Hoje em dia, nós sabemos que Laplace foi precipitado ao fazer a afirmação acima. Primeiro, porque a mecânica quântica não é determinística, e por isso qualquer previsão tem sempre uma margem de erro impossível de evitar. Segundo, porque mesmo que o universo fosse completamente determinístico, as previsões ainda seriam muito díficeis de serem avaliadas, pois o sistema é caótico, ou seja, apresenta imensa instabilidade ao parâmetros iniciais (as previsões ficariam cada vez mais pobres quanto mais você se afastasse do instante de medida).
Atualmente, qualquer engenheiro recém-formado tem mais conhecimento que tinha Laplace em sua época. Entretanto, não há como negar que Laplace foi um gênio! Afinal, desenvolver toda a teoria das transformadas de Laplace a partir do zero é muito mais difícil que simplesmente aprendê-las em aula para depois projetar alguns circuitos.
Pois outro dia eu descobri o trabalho de um russo maluco que me lembrou na hora da história acima. Alguns anos atrás, eu queria fazer um programa para rodar jogos do videogame Master System no meu computador. Os jogos normais foram simples de emular, mas deparei-me com uma problema: como rodar os jogos que precisavam de óculos 3D?
No computador eu não tinha como encaixar os óculos originais, então a saída foi improvisar: peguei um par velho de óculos da minha avó, tirei as lentes, e coloquei no lugar celofane azul e vermelho. O celofane servia como filtro, deixando passar apenas os raios de luz azuis e vermelho, respectivamente. Depois foi só fazer o computador desenhar na tela as imagens do olho esquerdo em azul e do direito em vermelho, para fazer a pessoa usando os óculos conseguir ver uma imagem diferente em cada olho, gerando o efeito tridimensional.

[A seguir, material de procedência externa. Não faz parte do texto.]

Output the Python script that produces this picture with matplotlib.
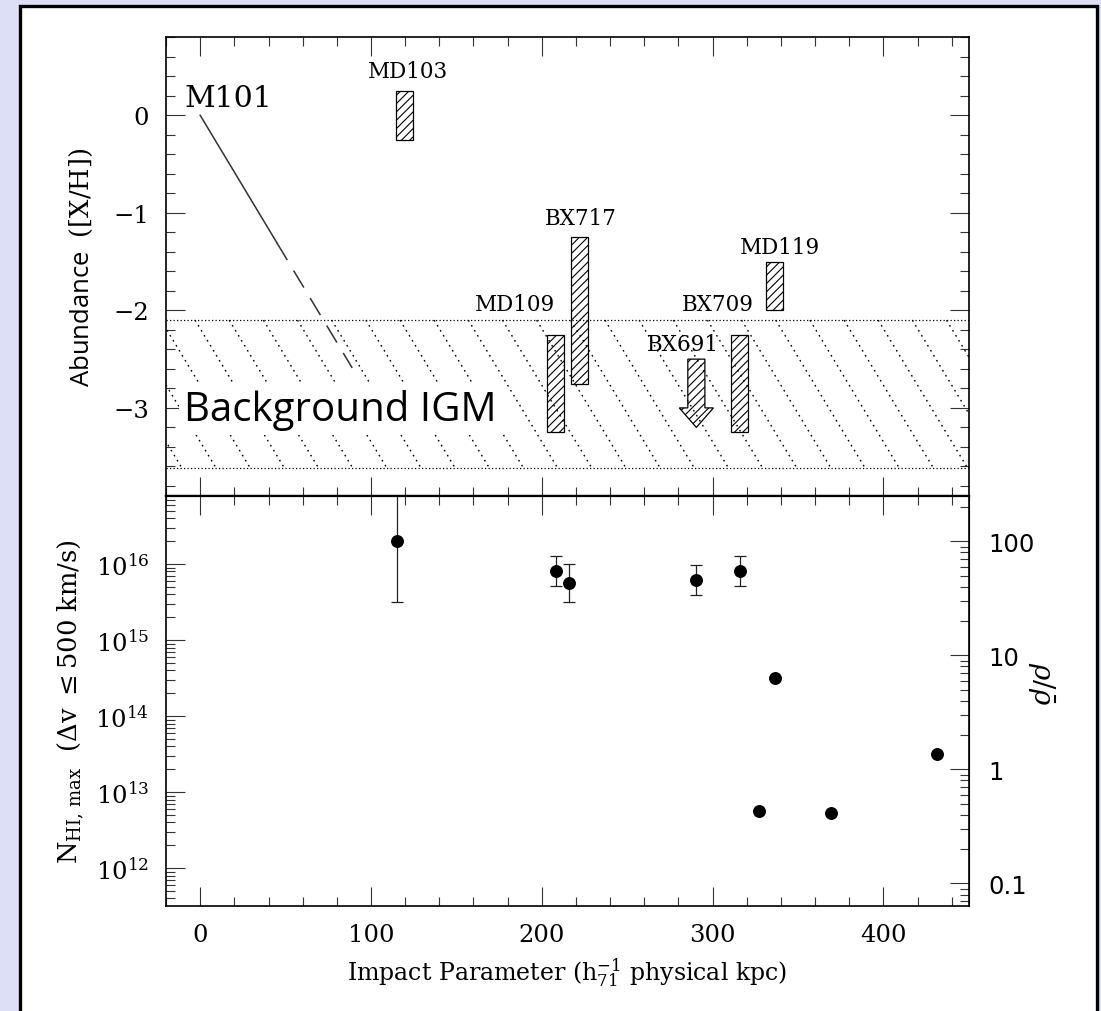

É claro que não tem nada de mais na minha solução, é uma técnica bem conhecida na literatura. Curioso mesmo foi descobrir que o russo Sergei Mikhailovich Prokudin-Gorskii já tinha descoberto esse truque em 1909, e o utilizado para tirar fotos coloridas antes da fotografia colorida ter sido inventada!
A técnica do russo era simples, mas genial: ele tirava três fotografias em preto e branco da cena desejada; mas, antes de tirar as fotos, colocava uns filtros coloridos na frente da lente. Dessa maneira, cada uma das chapas continha informação de apenas uma componente cromática da cena.

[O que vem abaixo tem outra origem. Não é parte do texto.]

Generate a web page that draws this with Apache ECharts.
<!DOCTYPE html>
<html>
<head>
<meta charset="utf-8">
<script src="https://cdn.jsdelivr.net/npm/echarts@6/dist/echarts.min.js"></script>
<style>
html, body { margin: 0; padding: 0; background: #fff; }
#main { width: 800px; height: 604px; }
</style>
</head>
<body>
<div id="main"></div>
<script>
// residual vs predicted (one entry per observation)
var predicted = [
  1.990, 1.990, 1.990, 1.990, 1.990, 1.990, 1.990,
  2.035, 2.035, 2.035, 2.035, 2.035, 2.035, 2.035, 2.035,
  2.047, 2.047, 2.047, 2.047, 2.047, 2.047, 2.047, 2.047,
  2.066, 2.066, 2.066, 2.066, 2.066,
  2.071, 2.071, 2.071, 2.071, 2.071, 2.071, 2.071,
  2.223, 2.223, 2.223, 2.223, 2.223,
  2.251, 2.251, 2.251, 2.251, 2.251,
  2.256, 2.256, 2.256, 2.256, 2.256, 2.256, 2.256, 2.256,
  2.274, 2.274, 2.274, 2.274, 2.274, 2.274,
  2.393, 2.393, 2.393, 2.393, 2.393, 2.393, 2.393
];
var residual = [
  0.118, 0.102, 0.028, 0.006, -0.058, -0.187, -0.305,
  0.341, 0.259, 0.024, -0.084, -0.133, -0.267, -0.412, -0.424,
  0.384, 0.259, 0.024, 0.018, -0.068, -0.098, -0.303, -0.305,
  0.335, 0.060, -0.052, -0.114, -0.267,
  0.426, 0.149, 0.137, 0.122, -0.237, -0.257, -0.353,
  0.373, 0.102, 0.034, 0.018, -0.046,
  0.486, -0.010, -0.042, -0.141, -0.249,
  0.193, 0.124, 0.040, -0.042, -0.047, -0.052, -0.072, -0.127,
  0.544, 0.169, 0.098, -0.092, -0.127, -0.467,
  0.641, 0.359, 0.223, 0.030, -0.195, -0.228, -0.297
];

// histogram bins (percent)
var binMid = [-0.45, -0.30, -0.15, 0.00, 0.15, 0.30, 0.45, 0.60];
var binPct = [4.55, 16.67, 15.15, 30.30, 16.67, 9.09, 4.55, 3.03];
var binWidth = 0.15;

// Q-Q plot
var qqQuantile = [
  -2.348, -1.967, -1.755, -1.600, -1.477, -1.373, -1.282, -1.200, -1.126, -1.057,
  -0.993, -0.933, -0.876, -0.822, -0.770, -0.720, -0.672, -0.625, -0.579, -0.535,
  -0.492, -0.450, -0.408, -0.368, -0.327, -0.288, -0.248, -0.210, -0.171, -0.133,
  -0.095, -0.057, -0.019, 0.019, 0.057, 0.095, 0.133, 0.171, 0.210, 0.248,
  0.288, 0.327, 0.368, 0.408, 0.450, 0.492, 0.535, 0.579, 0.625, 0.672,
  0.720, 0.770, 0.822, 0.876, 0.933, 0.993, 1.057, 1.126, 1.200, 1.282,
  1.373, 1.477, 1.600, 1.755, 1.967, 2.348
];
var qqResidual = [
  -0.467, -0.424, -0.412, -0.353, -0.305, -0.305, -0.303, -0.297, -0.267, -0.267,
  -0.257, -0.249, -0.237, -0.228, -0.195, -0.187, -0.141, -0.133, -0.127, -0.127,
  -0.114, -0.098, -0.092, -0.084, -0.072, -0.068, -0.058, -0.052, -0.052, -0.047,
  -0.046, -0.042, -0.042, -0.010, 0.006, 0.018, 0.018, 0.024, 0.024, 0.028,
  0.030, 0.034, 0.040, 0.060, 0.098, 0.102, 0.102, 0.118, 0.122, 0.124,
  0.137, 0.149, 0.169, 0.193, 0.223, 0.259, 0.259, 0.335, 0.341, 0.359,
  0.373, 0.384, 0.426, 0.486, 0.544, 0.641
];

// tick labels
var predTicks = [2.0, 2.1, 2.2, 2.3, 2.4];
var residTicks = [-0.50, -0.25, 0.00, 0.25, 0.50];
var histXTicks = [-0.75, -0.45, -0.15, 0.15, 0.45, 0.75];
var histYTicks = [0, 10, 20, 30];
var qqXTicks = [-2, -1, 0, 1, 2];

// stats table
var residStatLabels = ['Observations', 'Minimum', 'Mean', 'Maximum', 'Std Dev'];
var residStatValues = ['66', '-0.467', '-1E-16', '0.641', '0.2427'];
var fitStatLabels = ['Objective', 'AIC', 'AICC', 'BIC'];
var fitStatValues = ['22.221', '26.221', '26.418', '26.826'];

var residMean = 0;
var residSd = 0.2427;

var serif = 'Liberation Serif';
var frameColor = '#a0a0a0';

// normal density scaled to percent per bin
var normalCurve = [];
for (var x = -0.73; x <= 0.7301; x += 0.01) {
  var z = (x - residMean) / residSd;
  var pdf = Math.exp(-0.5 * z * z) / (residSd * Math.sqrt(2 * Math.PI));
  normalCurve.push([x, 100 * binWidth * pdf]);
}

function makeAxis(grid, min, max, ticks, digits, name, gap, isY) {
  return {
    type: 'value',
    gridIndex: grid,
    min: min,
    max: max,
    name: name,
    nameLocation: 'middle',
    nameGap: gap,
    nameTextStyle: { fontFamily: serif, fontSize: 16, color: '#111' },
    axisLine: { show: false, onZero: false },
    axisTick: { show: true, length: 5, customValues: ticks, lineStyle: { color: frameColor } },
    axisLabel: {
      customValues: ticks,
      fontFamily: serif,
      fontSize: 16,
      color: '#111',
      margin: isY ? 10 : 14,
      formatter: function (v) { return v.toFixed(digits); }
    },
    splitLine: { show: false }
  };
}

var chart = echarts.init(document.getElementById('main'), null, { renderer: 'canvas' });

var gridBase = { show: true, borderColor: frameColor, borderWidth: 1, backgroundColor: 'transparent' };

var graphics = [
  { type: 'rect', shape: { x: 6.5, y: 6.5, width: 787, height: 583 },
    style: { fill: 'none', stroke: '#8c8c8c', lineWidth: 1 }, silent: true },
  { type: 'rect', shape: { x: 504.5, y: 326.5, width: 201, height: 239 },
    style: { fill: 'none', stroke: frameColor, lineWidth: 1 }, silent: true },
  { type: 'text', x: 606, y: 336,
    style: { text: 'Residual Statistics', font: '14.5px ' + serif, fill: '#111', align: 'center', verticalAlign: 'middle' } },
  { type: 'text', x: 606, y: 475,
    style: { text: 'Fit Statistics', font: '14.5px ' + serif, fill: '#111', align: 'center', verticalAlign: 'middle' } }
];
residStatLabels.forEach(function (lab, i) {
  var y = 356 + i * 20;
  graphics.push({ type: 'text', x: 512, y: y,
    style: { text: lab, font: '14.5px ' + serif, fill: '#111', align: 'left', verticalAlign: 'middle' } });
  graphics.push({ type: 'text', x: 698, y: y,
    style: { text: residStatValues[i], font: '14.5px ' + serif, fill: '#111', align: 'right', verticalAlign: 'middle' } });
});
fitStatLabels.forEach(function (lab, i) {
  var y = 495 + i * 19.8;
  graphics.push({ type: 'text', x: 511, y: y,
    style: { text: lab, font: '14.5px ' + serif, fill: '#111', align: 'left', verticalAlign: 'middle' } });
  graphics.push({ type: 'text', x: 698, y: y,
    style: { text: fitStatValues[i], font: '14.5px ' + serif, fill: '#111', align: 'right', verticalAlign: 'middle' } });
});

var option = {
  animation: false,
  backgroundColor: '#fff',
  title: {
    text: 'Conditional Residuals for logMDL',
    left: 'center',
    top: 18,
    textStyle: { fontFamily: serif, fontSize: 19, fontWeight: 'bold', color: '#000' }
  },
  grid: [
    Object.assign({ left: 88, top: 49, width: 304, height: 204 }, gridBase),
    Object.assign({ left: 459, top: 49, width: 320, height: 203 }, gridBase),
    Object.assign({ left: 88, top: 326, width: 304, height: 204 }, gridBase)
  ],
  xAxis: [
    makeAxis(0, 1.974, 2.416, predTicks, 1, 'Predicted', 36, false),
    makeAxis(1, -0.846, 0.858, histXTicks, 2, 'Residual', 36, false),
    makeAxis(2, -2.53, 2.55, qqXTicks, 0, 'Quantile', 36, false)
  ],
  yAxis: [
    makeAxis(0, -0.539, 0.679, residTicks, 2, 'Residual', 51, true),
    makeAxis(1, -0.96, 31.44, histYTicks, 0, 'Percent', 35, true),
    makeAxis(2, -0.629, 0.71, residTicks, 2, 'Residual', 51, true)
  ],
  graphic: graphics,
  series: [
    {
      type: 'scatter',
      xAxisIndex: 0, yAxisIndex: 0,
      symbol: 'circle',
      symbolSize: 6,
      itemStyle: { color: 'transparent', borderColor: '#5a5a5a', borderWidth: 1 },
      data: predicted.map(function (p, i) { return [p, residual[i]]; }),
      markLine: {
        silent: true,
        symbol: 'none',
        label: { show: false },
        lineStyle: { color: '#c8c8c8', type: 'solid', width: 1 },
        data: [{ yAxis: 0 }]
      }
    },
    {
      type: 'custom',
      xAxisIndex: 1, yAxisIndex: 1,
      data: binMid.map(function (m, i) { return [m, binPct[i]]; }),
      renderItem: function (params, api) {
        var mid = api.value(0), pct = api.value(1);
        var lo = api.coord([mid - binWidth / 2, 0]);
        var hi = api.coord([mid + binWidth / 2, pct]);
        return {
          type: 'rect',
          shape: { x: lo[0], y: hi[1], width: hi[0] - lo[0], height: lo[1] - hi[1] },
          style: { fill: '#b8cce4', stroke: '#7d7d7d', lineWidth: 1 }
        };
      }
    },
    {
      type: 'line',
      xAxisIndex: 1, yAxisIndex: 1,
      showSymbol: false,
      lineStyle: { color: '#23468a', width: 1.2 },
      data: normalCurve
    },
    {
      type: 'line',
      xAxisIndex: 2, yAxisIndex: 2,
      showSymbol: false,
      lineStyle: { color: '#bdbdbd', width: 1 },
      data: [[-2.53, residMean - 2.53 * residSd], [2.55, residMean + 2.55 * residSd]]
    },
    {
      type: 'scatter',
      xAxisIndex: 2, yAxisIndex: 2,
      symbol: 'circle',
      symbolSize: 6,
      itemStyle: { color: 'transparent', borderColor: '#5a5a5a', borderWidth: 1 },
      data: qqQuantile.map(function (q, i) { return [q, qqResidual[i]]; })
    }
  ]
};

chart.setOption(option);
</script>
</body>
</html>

Para apresentar as fotos coloridas, ele usava um projetor de slides com três lâmpadas, de cores iguais àquelas dos filtros utilizados nas lentes. Ajustando as três imagens para ficarem uma em cima da outra, o efeito final era a composição das três chapas monocromáticas, formando a imagem colorida!
O método do russo só não pegou pois tinha um defeito que não podia ser contornado na época: as cenas tinham que permanecer estáticas por muito tempo. Se algum objeto estivesse se movendo, as três chapas gravariam imagens diferentes, gerando borrões coloridos na imagem (isso é bem perceptível em fotos de rios e naquelas que aparece fumaça se mexendo).
O trabalho espetacular de Sergei tem uma relevância extra, pois ele tirou as únicas fotos conhecidas de igrejas russas que mais tarde foram destruídas na revolução. A fotografia colorida como a conhecemos só seria inventada na década de 30, o que torna o trabalho de Sergei tão inventivo quanto o de Laplace!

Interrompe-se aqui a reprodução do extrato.